When you think about life, about what a life holds, for me it holds purpose. I know this may sound cheesy for some or generic yet I took this moto for life very seriously. From a young age service had always been a large part of my life. I remember having a world map in our bathroom growing up and my mother would pin point a place or even sometimes have me chose a place and we pack our bags and go. Once at this destination whether it was Belize, India, Nepal, China, we would spend some time visiting and touring and the other time giving back. This idea of service never stopped at the small trips we took but became a ritual. A giving ritual. During the holidays I spent my time volunteering at food banks, wrapping Christmas gifts, visiting Veteran hospitals. This became my idea of purpose. I saw what it meant to people that I gave my time. I saw that it meant a difference and produced happiness for them. I saw a purpose.
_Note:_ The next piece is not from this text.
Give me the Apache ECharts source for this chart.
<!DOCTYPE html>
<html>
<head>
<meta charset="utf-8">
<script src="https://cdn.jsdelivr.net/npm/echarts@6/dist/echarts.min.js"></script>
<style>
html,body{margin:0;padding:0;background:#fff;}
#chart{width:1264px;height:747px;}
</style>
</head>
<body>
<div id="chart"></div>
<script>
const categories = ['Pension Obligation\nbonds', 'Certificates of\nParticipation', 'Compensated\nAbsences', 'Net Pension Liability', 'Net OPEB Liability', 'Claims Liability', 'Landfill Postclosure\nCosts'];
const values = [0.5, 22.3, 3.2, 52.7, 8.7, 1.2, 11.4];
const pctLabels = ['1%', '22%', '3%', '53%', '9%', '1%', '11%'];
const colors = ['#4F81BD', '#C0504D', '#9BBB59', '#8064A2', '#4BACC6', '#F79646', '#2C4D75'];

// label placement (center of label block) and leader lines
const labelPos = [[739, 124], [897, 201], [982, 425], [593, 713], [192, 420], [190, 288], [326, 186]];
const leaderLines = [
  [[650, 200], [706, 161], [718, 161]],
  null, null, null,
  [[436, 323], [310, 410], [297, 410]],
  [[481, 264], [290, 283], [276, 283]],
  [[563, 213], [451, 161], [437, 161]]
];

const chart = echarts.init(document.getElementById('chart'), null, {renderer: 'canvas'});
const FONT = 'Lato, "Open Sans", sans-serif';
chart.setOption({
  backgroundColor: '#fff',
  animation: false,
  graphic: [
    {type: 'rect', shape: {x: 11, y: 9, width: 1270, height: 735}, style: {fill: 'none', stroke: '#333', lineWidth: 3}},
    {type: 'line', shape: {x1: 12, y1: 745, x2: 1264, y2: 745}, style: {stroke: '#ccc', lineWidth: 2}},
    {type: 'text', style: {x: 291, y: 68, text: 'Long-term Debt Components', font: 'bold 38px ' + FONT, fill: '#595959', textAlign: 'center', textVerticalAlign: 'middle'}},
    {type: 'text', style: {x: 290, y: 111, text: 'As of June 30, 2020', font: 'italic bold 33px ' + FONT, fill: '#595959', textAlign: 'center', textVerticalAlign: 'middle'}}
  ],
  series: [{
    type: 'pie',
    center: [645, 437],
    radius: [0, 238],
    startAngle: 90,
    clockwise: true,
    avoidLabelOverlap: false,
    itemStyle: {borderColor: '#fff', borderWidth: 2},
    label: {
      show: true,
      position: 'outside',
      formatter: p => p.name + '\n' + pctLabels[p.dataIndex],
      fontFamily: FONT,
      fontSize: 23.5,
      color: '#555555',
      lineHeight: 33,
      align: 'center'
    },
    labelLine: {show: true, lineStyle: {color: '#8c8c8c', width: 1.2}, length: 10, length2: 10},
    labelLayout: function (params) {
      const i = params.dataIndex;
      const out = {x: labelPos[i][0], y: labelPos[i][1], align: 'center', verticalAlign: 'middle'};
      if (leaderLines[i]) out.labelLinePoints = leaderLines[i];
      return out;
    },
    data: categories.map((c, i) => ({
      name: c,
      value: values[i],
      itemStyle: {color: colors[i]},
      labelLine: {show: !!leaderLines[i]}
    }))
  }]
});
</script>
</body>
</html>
I heard of Peace Corps when I was in Middle School. Unlike other children around that age instead of going to the movies or buying new clothes, I was at dog shelters walking pups, or cleaning trash at the local park.
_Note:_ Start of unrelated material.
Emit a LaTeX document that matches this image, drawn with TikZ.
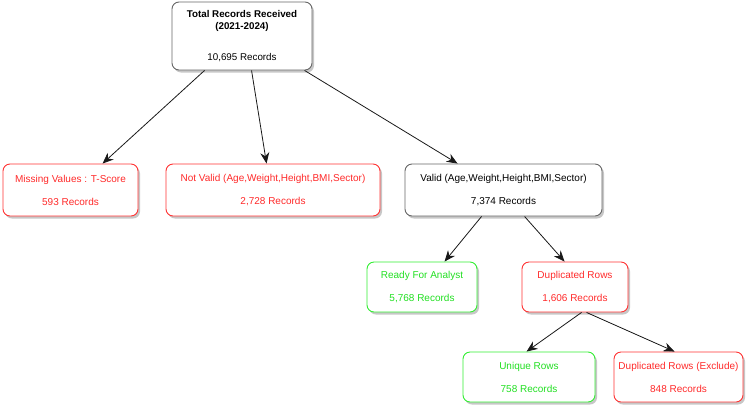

Once I graduated high school and entered college, I began revisiting the idea of serving in another country for a long amount of time. I enjoy learning about new cultures, seeing new places, and felt that many challenges I could foresee I had already met in my previous travels. .I felt ready. I felt that Peace Corps could provide me with tools to help people serve themselves. Indeed after being here in Madagascar for 18 months, I have learned so much about myself and about how to work in the field. I am grateful to have had this opportunity.
I recently was asked this question and wanted to really dive into what has been my biggest challenge throughout my Peace Corps Service.
What has been your biggest challenge and how did you overcome it? What did you learn from it?
Biggest challenge I have had during my service is “saying no”. I know it sounds funny, “what does she mean saying ‘no’?” Well, once you have successfully integrated, when babies stop crying at first sight of you, and stares become smiles, people become comfortable with you. Every day community members ask me, “Please can you teach me English? Please would you be able to spare an hour to speak with me? Please can you give me books so that my children can become smarter?” When I first got to site, I felt much pressure to say yes to all requests. Soon I realized I could not split myself into numerous people and did not have enough time or energy to respond to all the wants and needs of my community. I became stressed out, not being able to fulfill everyone’s wants. I felt horrible if I said “no”, and would wear myself out saying “yes”. I was able to conquer this challenge, by asking my community for solutions, having conversations about their vision for Mahanoro. How could I develop something that would help many while still allowing me a good balance. The idea emerged to create a Cultural Center. A place that would provide educational opportunities for children and adults, a library stocked with books, and most importantly a place where the future of Mahanoro could develop and grow in a positive environment.